Although you have to admire curator Jorge Santis' efforts to reunite the visions of Cubans whose exile has scattered them all over the world, what exactly does this show accomplish? Is the goal to find and explore a common ground in the experience of exile, or is it to use exile from Cuba as an excuse to bring together many works that otherwise have little or nothing in common? "Breaking Barriers" works only in the latter sense, I think. There is no common denominator to exile, other than the fact of exile itself. Its circumstances cover as broad a range as any other human experience, as this exhibition's diversity of artistic voices makes clear.

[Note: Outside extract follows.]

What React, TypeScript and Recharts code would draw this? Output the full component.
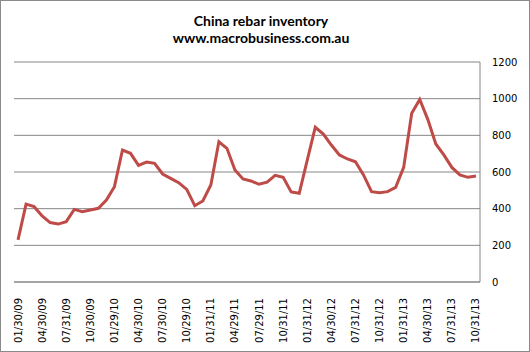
import { LineChart, Line, XAxis, YAxis, CartesianGrid } from "recharts";

const tickLabels = [
  "01/30/09", "04/30/09", "07/31/09", "10/30/09",
  "01/29/10", "04/30/10", "07/30/10", "10/29/10",
  "01/31/11", "04/29/11", "07/29/11", "10/31/11",
  "01/31/12", "04/30/12", "07/31/12", "10/31/12",
  "01/31/13", "04/30/13", "07/31/13", "10/31/13",
];

// monthly rebar inventory, Jan 2009 - Oct 2013
const inventory = [
  230, 425, 411, 360, 324, 316, 329, 396, 384, 393, 402, 447,
  520, 720, 702, 636, 654, 647, 589, 565, 542, 505, 416, 442,
  529, 765, 729, 611, 562, 551, 533, 545, 582, 571, 491, 484,
  665, 844, 807, 747, 693, 671, 656, 584, 493, 487, 493, 516,
  625, 920, 996, 887, 753, 693, 625, 584, 571, 578,
];

const yTicks = [0, 200, 400, 600, 800, 1000, 1200];

const data = inventory.map((value, i) => ({ idx: i, value }));
const xTicks = tickLabels.map((_, i) => i * 3);

const font = "DejaVu Sans";

const DateTick = (props: any) => {
  const { x, y, payload } = props;
  const label = tickLabels[Math.round(payload.value / 3)];
  const ty = y + 8;
  return (
    <text
      x={x}
      y={ty}
      transform={`rotate(-90 ${x} ${ty})`}
      textAnchor="end"
      dominantBaseline="central"
      fontSize={10}
      fontFamily={font}
      fill="#000"
    >
      {label}
    </text>
  );
};

const App = () => {
  return (
    <div
      style={{
        position: "absolute",
        left: 0,
        top: 0,
        width: 528,
        height: 350,
        border: "1px solid #8a8a8a",
        background: "#fff",
      }}
    >
      <div
        style={{
          position: "absolute",
          left: 0,
          width: 520,
          top: 11,
          textAlign: "center",
          fontFamily: "Lato, 'Open Sans', sans-serif",
          fontWeight: 700,
          fontSize: 14,
          lineHeight: "17px",
          color: "#000",
        }}
      >
        <div>China rebar inventory</div>
        <div>www.macrobusiness.com.au</div>
      </div>
      <div style={{ position: "absolute", left: -1, top: -1 }}>
        <LineChart
          width={530}
          height={352}
          data={data}
          margin={{ top: 62, right: 10, left: 14, bottom: 10 }}
        >
          <CartesianGrid vertical={false} stroke="#868686" strokeWidth={1} />
          <XAxis
            dataKey="idx"
            type="number"
            domain={[-0.5, 57.5]}
            ticks={xTicks}
            interval={0}
            height={60}
            axisLine={{ stroke: "#868686" }}
            tickLine={false}
            tick={<DateTick />}
          />
          <YAxis
            orientation="right"
            domain={[0, 1200]}
            ticks={yTicks}
            width={40}
            axisLine={{ stroke: "#868686" }}
            tickLine={false}
            tickSize={0}
            tickMargin={12}
            tick={{ fontSize: 10, fontFamily: font, fill: "#000", textAnchor: "start" }}
          />
          <Line
            type="linear"
            dataKey="value"
            stroke="#BE4B48"
            strokeWidth={3}
            dot={false}
            isAnimationActive={false}
          />
        </LineChart>
      </div>
    </div>
  );
};

export default App;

The imposition of the theme of exile from Cuba is just an attempt to tame and organize art that is inherently unruly and resistant to categorizing; and while that may give us a convenient handle with which to grasp the work, it hardly explains it.
I admit to approaching the exhibition with a certain initial nervousness: Did I know enough about Cuban culture to understand this art? Would I get it? The anxiety was unfounded, even beside the point. Like all art worth our attention, the best of these works start with the personal and then transcend their specifics to address broader concerns relevant not just to a particular subculture, but also to what art has always taken as its subject matter: the human condition and its infinite manifestations. You needn't be Cuban or in exile to appreciate that.
"Breaking Barriers: Selections From the Museum of Art's Permanent Collection of Contemporary Cuban Art" will be on display through January 4 at the Museum of Art, One E. Las Olas Blvd., Fort Lauderdale; 954-525-5500.